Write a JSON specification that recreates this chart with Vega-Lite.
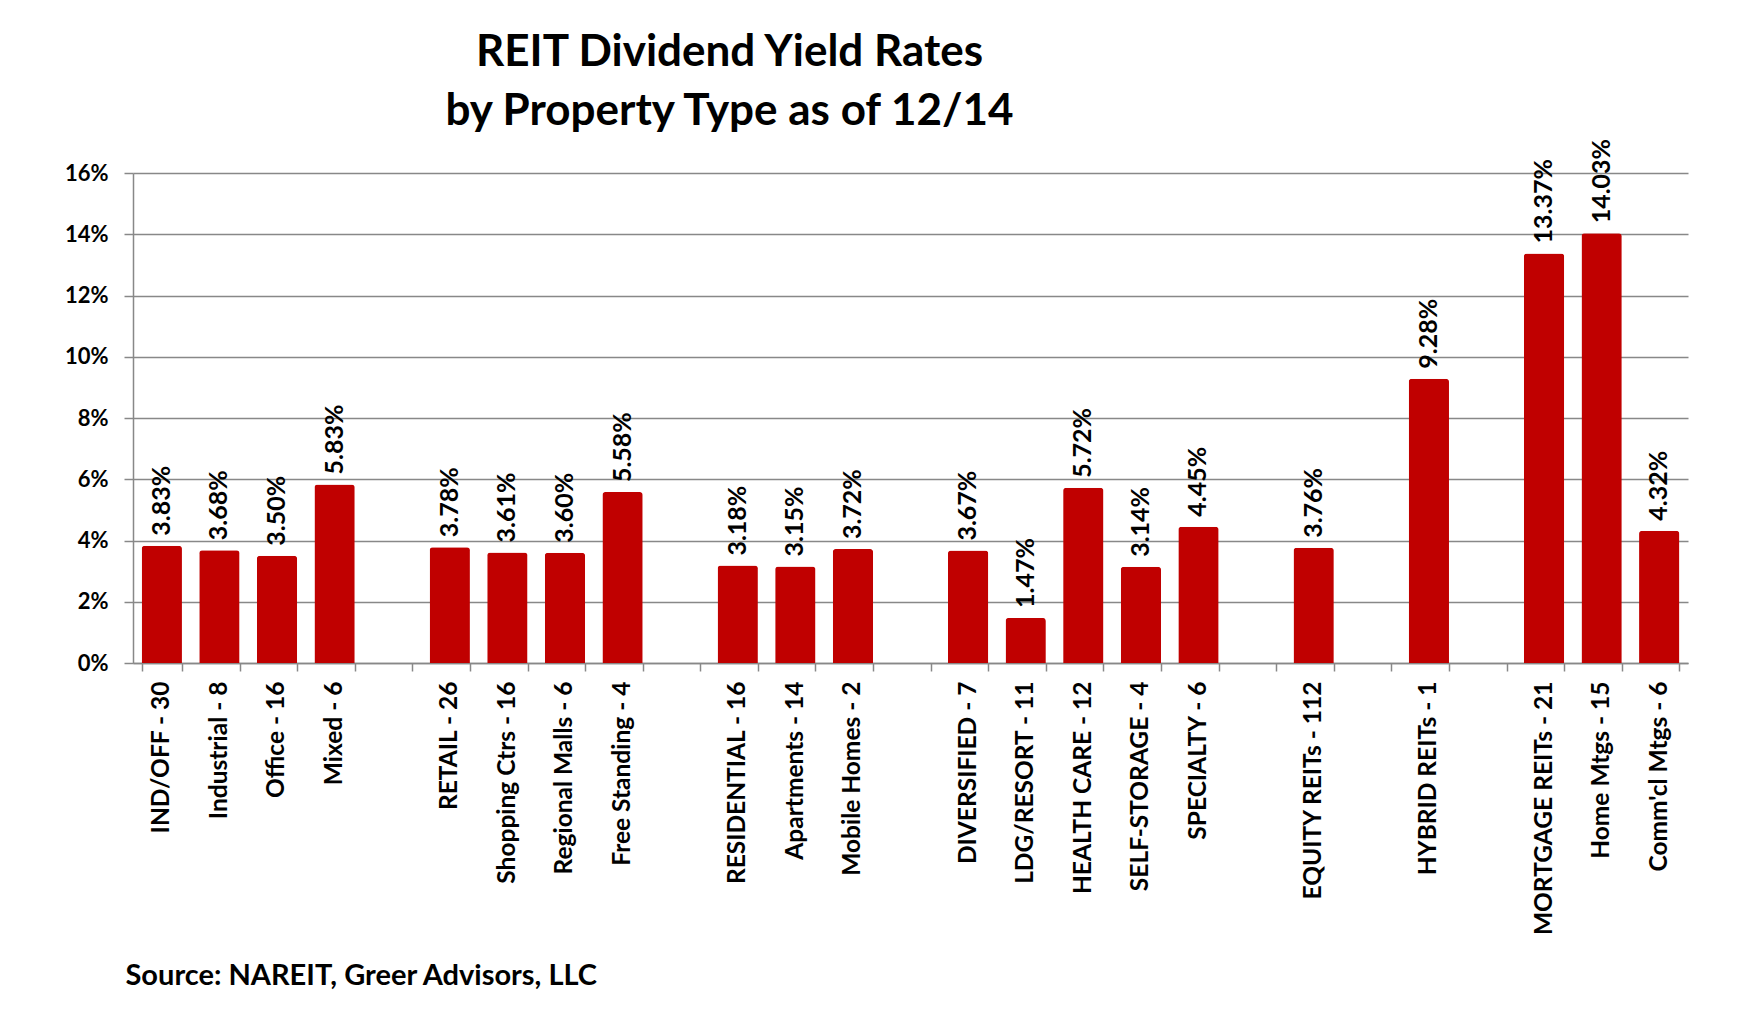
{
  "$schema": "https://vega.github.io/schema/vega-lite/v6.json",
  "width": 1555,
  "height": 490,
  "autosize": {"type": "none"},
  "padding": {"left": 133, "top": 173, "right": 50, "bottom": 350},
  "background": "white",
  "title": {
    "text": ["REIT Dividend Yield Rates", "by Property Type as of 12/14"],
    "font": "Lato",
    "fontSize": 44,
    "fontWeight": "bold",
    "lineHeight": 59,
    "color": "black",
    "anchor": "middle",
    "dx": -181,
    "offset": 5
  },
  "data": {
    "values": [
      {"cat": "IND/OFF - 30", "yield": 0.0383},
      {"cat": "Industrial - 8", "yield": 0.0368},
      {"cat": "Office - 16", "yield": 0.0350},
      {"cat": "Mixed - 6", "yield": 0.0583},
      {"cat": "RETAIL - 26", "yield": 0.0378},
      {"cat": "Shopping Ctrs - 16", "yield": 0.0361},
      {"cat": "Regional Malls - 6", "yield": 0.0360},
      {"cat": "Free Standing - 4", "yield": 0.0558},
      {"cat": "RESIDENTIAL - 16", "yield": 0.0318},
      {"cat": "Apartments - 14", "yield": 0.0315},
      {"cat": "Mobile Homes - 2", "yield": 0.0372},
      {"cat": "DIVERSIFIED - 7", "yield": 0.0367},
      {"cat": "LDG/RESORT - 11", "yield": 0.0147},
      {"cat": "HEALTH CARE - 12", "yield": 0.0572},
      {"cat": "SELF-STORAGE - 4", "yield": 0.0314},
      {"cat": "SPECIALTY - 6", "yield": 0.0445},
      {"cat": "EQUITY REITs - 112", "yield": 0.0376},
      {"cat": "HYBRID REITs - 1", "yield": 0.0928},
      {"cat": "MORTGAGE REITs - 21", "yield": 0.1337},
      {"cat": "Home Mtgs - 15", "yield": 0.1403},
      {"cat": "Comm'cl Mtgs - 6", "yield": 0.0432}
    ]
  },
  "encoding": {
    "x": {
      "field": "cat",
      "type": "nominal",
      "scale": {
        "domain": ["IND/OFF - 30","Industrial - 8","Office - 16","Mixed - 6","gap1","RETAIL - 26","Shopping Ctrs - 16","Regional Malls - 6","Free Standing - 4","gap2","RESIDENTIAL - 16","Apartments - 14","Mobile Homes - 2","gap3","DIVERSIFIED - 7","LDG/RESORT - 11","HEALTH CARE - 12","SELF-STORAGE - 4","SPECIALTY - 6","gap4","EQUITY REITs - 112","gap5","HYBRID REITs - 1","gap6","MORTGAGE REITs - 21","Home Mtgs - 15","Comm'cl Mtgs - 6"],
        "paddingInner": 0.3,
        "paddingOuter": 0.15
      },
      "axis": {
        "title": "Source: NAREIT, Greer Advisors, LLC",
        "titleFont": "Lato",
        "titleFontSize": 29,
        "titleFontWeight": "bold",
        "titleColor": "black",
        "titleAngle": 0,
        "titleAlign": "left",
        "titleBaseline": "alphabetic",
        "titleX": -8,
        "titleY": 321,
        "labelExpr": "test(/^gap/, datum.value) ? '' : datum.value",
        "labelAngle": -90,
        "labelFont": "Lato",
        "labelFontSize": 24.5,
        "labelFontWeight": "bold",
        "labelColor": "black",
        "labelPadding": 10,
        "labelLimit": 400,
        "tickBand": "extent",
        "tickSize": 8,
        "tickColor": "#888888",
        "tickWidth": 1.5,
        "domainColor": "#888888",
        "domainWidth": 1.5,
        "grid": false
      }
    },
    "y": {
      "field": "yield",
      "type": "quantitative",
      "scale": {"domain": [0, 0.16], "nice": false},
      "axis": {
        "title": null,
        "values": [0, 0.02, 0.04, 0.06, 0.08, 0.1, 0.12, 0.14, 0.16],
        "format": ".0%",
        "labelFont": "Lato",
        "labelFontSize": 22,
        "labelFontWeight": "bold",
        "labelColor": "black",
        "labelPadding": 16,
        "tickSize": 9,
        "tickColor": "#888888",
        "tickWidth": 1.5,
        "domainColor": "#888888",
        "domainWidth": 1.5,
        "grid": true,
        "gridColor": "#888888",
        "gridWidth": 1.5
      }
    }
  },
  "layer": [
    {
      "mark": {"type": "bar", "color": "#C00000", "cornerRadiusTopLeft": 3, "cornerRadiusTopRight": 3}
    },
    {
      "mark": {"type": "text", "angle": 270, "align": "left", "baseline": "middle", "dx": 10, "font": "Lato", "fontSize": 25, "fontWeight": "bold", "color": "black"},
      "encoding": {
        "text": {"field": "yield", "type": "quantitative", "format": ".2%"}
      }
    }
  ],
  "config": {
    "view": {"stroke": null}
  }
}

^^^^^^^^^^^^^^^^

Reproduce each line word for word and drop the pictures.

• [The completed task]
Write a JSON specification that recreates this chart with Vega-Lite.
{
  "$schema": "https://vega.github.io/schema/vega-lite/v6.json",
  "width": 1555,
  "height": 490,
  "autosize": {"type": "none"},
  "padding": {"left": 133, "top": 173, "right": 50, "bottom": 350},
  "background": "white",
  "title": {
    "text": ["REIT Dividend Yield Rates", "by Property Type as of 12/14"],
    "font": "Lato",
    "fontSize": 44,
    "fontWeight": "bold",
    "lineHeight": 59,
    "color": "black",
    "anchor": "middle",
    "dx": -181,
    "offset": 5
  },
  "data": {
    "values": [
      {"cat": "IND/OFF - 30", "yield": 0.0383},
      {"cat": "Industrial - 8", "yield": 0.0368},
      {"cat": "Office - 16", "yield": 0.0350},
      {"cat": "Mixed - 6", "yield": 0.0583},
      {"cat": "RETAIL - 26", "yield": 0.0378},
      {"cat": "Shopping Ctrs - 16", "yield": 0.0361},
      {"cat": "Regional Malls - 6", "yield": 0.0360},
      {"cat": "Free Standing - 4", "yield": 0.0558},
      {"cat": "RESIDENTIAL - 16", "yield": 0.0318},
      {"cat": "Apartments - 14", "yield": 0.0315},
      {"cat": "Mobile Homes - 2", "yield": 0.0372},
      {"cat": "DIVERSIFIED - 7", "yield": 0.0367},
      {"cat": "LDG/RESORT - 11", "yield": 0.0147},
      {"cat": "HEALTH CARE - 12", "yield": 0.0572},
      {"cat": "SELF-STORAGE - 4", "yield": 0.0314},
      {"cat": "SPECIALTY - 6", "yield": 0.0445},
      {"cat": "EQUITY REITs - 112", "yield": 0.0376},
      {"cat": "HYBRID REITs - 1", "yield": 0.0928},
      {"cat": "MORTGAGE REITs - 21", "yield": 0.1337},
      {"cat": "Home Mtgs - 15", "yield": 0.1403},
      {"cat": "Comm'cl Mtgs - 6", "yield": 0.0432}
    ]
  },
  "encoding": {
    "x": {
      "field": "cat",
      "type": "nominal",
      "scale": {
        "domain": ["IND/OFF - 30","Industrial - 8","Office - 16","Mixed - 6","gap1","RETAIL - 26","Shopping Ctrs - 16","Regional Malls - 6","Free Standing - 4","gap2","RESIDENTIAL - 16","Apartments - 14","Mobile Homes - 2","gap3","DIVERSIFIED - 7","LDG/RESORT - 11","HEALTH CARE - 12","SELF-STORAGE - 4","SPECIALTY - 6","gap4","EQUITY REITs - 112","gap5","HYBRID REITs - 1","gap6","MORTGAGE REITs - 21","Home Mtgs - 15","Comm'cl Mtgs - 6"],
        "paddingInner": 0.3,
        "paddingOuter": 0.15
      },
      "axis": {
        "title": "Source: NAREIT, Greer Advisors, LLC",
        "titleFont": "Lato",
        "titleFontSize": 29,
        "titleFontWeight": "bold",
        "titleColor": "black",
        "titleAngle": 0,
        "titleAlign": "left",
        "titleBaseline": "alphabetic",
        "titleX": -8,
        "titleY": 321,
        "labelExpr": "test(/^gap/, datum.value) ? '' : datum.value",
        "labelAngle": -90,
        "labelFont": "Lato",
        "labelFontSize": 24.5,
        "labelFontWeight": "bold",
        "labelColor": "black",
        "labelPadding": 10,
        "labelLimit": 400,
        "tickBand": "extent",
        "tickSize": 8,
        "tickColor": "#888888",
        "tickWidth": 1.5,
        "domainColor": "#888888",
        "domainWidth": 1.5,
        "grid": false
      }
    },
    "y": {
      "field": "yield",
      "type": "quantitative",
      "scale": {"domain": [0, 0.16], "nice": false},
      "axis": {
        "title": null,
        "values": [0, 0.02, 0.04, 0.06, 0.08, 0.1, 0.12, 0.14, 0.16],
        "format": ".0%",
        "labelFont": "Lato",
        "labelFontSize": 22,
        "labelFontWeight": "bold",
        "labelColor": "black",
        "labelPadding": 16,
        "tickSize": 9,
        "tickColor": "#888888",
        "tickWidth": 1.5,
        "domainColor": "#888888",
        "domainWidth": 1.5,
        "grid": true,
        "gridColor": "#888888",
        "gridWidth": 1.5
      }
    }
  },
  "layer": [
    {
      "mark": {"type": "bar", "color": "#C00000", "cornerRadiusTopLeft": 3, "cornerRadiusTopRight": 3}
    },
    {
      "mark": {"type": "text", "angle": 270, "align": "left", "baseline": "middle", "dx": 10, "font": "Lato", "fontSize": 25, "fontWeight": "bold", "color": "black"},
      "encoding": {
        "text": {"field": "yield", "type": "quantitative", "format": ".2%"}
      }
    }
  ],
  "config": {
    "view": {"stroke": null}
  }
}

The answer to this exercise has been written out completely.